Introduction to Information Geometry
For a more detailed discussion of information geometry, see e.g. my Master's Thesis, this paper or this book.
Essentially, information geometry is a combination of the mathematical disciplines of differential geometry and probability theory. The main idea is to rephrase statistical problems in such a way that they can be given a geometric interpretation.
Information Divergences
In information theory, the dissimilarity between two probability distributions $p(x)$ and $q(x)$ is generally quantified using so-called information divergences, which are positive-definite functionals. The most popular choice of information divergence is given by the Kullback-Leibler divergence $D_{\text{KL}}[p,q]$ defined by
\[D_{\text{KL}}[p,q] \coloneqq \int \mathrm{d}^m y \, p(y) \, \mathrm{ln} \bigg( \frac{p(y)}{q(y)} \bigg) = \mathbb{E}_p \bigg[\mathrm{ln}\bigg( \frac{p}{q} \bigg) \bigg].\]
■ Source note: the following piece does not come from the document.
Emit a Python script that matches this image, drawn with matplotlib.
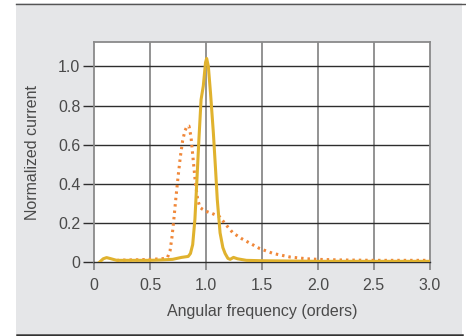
import numpy as np
import matplotlib.pyplot as plt
from matplotlib.patches import Rectangle
from matplotlib.lines import Line2D

plt.rcParams['font.family'] = ['Liberation Sans', 'DejaVu Sans']

# solid curve (gold)
solid_x = [0.045, 0.08, 0.11, 0.15, 0.2, 0.3, 0.4, 0.5, 0.6, 0.7, 0.78, 0.84, 0.86,
           0.88, 0.9, 0.916, 0.935, 0.955, 0.975, 0.995, 1.005, 1.02, 1.04, 1.065,
           1.085, 1.10, 1.125, 1.15, 1.17, 1.195, 1.215, 1.245, 1.28, 1.36, 1.5,
           2.0, 2.5, 3.0]
solid_y = [0.0, 0.018, 0.024, 0.018, 0.01, 0.01, 0.01, 0.01, 0.012, 0.015, 0.025, 0.03, 0.045,
           0.09, 0.22, 0.40, 0.62, 0.83, 0.9, 1.02, 1.04, 1.0, 0.86, 0.66,
           0.47, 0.32, 0.15, 0.075, 0.045, 0.02, 0.015, 0.025, 0.018, 0.01, 0.008,
           0.005, 0.005, 0.005]

# dotted curve (orange)
dot_x = [0.2, 0.3, 0.4, 0.5, 0.6, 0.632, 0.655, 0.678, 0.695, 0.71, 0.73, 0.75, 0.77,
         0.79, 0.81, 0.83, 0.847, 0.865, 0.885, 0.905, 0.925, 0.945, 0.97, 1.0,
         1.05, 1.12, 1.18, 1.24, 1.32, 1.4, 1.48, 1.6, 1.75, 1.9, 2.0, 2.2, 2.5, 3.0]
dot_y = [0.01, 0.012, 0.013, 0.015, 0.018, 0.02, 0.025, 0.06, 0.13, 0.21, 0.33, 0.44, 0.54,
         0.62, 0.67, 0.695, 0.695, 0.64, 0.52, 0.40, 0.32, 0.28, 0.27, 0.26,
         0.25, 0.233, 0.19, 0.15, 0.12, 0.095, 0.07, 0.045, 0.027, 0.018, 0.015, 0.012, 0.01, 0.01]

xticks = [0, 0.5, 1.0, 1.5, 2.0, 2.5, 3.0]
xtick_labels = ['0', '0.5', '1.0', '1.5', '2.0', '2.5', '3.0']
yticks = [0, 0.2, 0.4, 0.6, 0.8, 1.0]
ytick_labels = ['0', '0.2', '0.4', '0.6', '0.8', '1.0']

W, H = 466, 336
fig = plt.figure(figsize=(W / 100, H / 100), dpi=100)
fig.patch.set_facecolor('white')

# gray panel with top/bottom rules
fig.patches.append(Rectangle((16 / W, 1 - 334 / H), (462 - 16) / W, (334 - 3) / H,
                             transform=fig.transFigure, facecolor='#e5e6e8',
                             edgecolor='none', zorder=-5))
fig.lines.append(Line2D([16 / W, 1], [1 - 3.5 / H] * 2, transform=fig.transFigure,
                        color='#555555', lw=1.0))
fig.lines.append(Line2D([17 / W, 462 / W], [1 - 334.5 / H] * 2, transform=fig.transFigure,
                        color='#333333', lw=1.8))

ax = fig.add_axes([94.3 / W, 1 - 262.3 / H, (429.7 - 94.3) / W, (262.3 - 42) / H])
ax.set_facecolor('white')
ax.set_xlim(0, 3.0)
ax.set_ylim(0, 1.124)

for x in xticks[1:-1]:
    ax.axvline(x, color='#8a8a8a', lw=1.3, zorder=1)
for y in yticks[1:]:
    ax.axhline(y, color='#2e2e2e', lw=1.0, zorder=1)

ax.plot(dot_x, dot_y, color='#f0883a', lw=2.2, linestyle=(0, (0.8, 1.3)), zorder=3)
ax.plot(solid_x, solid_y, color='#e0b22e', lw=2.2, zorder=4, solid_joinstyle='round')

for s in ['left', 'right', 'top']:
    ax.spines[s].set_color('#8a8a8a')
    ax.spines[s].set_linewidth(1.3)
ax.spines['bottom'].set_color('#2e2e2e')
ax.spines['bottom'].set_linewidth(1.0)

ax.set_xticks(xticks)
ax.set_xticklabels(xtick_labels)
ax.set_yticks(yticks)
ax.set_yticklabels(ytick_labels)
ax.tick_params(axis='y', length=8, width=1.0, color='#2e2e2e', labelcolor='#4a4a4a',
               labelsize=11.5, pad=2)
ax.tick_params(axis='x', length=6, width=1.3, color='#8a8a8a', labelcolor='#4a4a4a',
               labelsize=11.5, pad=5)
ax.set_xlabel('Angular frequency (orders)', color='#4a4a4a', fontsize=11.5, labelpad=8)
ax.set_ylabel('Normalized current', color='#4a4a4a', fontsize=11.5, labelpad=13)

fig.savefig('out.png', dpi=100)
Intuitively, the Kullback-Leibler divergence corresponds to the relative increase in Shannon entropy (i.e. loss of information) that is incurred by approximating the distribution $p(x)$ through $q(x)$. In addition to its tangible information-theoretic interpretation, the Kullback-Leibler divergence has the following desirable properties:
- reparametrization invariance with respect to the random variable over which the distributions are integrated,
- applicable between any two probability distributions with common support, e.g. a $\chi^2$-distribution and a Poisson distribution or a normal and a Cauchy distribution.
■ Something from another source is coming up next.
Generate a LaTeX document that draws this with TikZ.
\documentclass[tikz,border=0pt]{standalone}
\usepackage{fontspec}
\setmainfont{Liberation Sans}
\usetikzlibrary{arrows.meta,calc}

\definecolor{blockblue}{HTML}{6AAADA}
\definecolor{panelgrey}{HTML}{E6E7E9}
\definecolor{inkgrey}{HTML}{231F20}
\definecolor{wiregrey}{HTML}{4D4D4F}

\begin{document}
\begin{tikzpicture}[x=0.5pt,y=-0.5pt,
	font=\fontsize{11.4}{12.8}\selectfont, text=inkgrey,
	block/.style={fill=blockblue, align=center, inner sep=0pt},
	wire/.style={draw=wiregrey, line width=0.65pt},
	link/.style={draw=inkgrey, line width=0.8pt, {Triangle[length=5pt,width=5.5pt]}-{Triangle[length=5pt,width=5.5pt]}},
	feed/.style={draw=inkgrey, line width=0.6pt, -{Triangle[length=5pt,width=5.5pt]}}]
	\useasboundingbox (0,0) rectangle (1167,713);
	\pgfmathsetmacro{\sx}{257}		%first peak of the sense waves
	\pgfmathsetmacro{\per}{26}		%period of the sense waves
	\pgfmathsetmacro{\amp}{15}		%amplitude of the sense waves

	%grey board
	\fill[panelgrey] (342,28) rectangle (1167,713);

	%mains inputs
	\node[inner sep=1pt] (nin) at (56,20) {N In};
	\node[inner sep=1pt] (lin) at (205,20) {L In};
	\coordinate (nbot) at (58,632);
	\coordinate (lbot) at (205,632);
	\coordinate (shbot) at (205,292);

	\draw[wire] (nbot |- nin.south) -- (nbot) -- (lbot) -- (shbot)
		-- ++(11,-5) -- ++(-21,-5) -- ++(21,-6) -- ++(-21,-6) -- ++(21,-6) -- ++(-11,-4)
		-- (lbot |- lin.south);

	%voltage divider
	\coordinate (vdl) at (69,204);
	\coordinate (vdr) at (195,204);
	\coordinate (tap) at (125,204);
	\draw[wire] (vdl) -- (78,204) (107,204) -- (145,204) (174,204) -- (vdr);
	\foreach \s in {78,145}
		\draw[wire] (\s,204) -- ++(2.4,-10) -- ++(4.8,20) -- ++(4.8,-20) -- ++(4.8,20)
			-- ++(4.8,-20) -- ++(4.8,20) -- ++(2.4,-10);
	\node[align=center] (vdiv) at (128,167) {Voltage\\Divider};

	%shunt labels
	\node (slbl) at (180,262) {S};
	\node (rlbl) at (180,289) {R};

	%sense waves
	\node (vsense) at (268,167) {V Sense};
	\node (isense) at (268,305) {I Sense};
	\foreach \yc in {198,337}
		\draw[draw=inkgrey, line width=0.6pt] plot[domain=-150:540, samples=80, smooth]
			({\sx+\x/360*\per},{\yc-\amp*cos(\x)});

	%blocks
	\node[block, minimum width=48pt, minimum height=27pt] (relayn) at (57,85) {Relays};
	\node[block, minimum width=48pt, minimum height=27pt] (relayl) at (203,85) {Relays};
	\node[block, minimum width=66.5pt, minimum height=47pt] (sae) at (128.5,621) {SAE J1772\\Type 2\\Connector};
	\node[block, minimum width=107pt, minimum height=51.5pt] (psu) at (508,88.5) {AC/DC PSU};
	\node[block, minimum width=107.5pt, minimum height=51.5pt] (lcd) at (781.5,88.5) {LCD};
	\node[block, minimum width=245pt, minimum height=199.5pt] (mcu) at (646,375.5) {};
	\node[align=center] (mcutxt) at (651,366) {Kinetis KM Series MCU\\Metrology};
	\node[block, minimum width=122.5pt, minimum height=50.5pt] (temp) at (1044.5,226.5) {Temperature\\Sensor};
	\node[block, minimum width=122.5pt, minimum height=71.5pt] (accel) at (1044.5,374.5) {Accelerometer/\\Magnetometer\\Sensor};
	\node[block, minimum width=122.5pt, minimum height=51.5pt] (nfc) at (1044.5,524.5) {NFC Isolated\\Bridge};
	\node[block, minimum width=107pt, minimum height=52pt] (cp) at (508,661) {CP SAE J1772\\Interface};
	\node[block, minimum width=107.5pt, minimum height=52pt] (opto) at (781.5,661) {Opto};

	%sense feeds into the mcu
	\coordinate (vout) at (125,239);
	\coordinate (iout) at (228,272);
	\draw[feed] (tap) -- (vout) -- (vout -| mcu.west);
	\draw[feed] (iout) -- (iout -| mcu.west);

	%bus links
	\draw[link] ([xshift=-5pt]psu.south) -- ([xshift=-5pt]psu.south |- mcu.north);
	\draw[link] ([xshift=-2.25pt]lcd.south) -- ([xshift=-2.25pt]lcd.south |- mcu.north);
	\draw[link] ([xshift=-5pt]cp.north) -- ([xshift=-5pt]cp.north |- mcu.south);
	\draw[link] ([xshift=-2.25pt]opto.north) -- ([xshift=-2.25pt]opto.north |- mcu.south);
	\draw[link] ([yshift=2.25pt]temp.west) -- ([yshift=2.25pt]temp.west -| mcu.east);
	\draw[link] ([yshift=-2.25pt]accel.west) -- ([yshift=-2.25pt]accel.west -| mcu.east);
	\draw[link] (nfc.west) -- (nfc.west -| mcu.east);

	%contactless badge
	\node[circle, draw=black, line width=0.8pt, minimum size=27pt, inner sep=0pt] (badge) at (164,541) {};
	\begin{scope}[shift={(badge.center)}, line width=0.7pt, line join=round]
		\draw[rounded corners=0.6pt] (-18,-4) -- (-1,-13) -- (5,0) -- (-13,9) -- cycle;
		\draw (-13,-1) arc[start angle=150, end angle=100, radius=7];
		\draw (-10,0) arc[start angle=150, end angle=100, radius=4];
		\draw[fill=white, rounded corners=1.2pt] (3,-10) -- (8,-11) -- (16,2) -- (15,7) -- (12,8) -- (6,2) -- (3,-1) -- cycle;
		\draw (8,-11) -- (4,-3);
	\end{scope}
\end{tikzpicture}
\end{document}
On the other hand, the disadvantages of using information divergences such as the Kullback-Leibler divergence to measure the dissimilarity of distributions are:
- they are typically not symmetric, i.e. $D_{\text{KL}}[p,q] \neq D_{\text{KL}}[q,p]$
- they usually do not satisfy a triangle inequality
wherefore they do not constitute distance functions (i.e. metric functions) on the underlying space of probability distributions.
The Fisher Metric
In practical applications, one is often particularly interested in spaces of probability distributions which form a single overarching family and can be parametrized using a parameter configuration $\theta \in \mathcal{M}$ where $\mathcal{M}$ constitutes a smooth manifold. Accordingly, any two members $p(y;\theta_1)$ and $p(y;\theta_2)$ of this family can be compared using e.g. the Kullback-Leibler divergence $D_{\text{KL}}\big[p(\theta_1),p(\theta_2)\big]$ via the formula given above.
While the Kullback-Leibler divergence $D_{\text{KL}}[p,q]$ does not constitute a proper distance function on $\mathcal{M}$, it can be expanded in Taylor series around $\theta_\text{MLE}$ in terms of its derivatives. The zeroth order of this expansion vanishes due to the definiteness of the Kullback-Leibler divergence (i.e. $D_{\text{KL}}[q,q] = 0$ for all distributions $q$). Similarly, the first order vanishes since the expectation of the components of the score is nil. Thus, the second order approximation of the Kullback-Leibler divergence is completely determined by its Hessian, which can be computed as
\[g_{ab}(\theta) \coloneqq \bigg[\frac{\partial^2}{\partial \psi^a \, \partial \psi^b} \, D_\text{KL} \big[p(y;\theta) , p(y;\psi) \big] \bigg]_{\psi = \theta} = ... = -\mathbb{E}_p\bigg[\frac{\partial^2 \, \mathrm{ln}(p)}{\partial \theta^a \, \partial \theta^b}\bigg] = ... = \mathbb{E}_p\bigg[\frac{\partial \, \mathrm{ln}(p)}{\partial \theta^a} \frac{\partial \, \mathrm{ln}(p)}{\partial \theta^b}\bigg]\]
where it was assumed that the order of the derivative operator and the integration involved in the expectation value can be interchanged.
The Hessian of the Kullback-Leibler divergence is typically referred to as the Fisher information matrix. Moreover, since it can be shown that the Fisher information is not only positive-definite but also exhibits the transformation behaviour associated with a $(0,2)$-tensor field, it can therefore be used as a Riemannian metric on the parameter manifold $\mathcal{M}$.
Clearly, the Riemannian geometry induced on $\mathcal{M}$ by the Fisher metric is ill-equipped to faithfully capture the behaviour of the Kullback-Leibler divergence in its entirety (e.g. its asymmetry). Nevertheless, this Riemannian approximation already encodes many of the key aspects of the Kullback-Leibler divergence and additionally benefits from the versatility and maturity of the differential-geometric formalism. Therefore, the Fisher metric offers a convenient and powerful tool which can be used to study statistical problems in a coordinate invariant setting which focuses on intrinsic properties of the parameter manifold.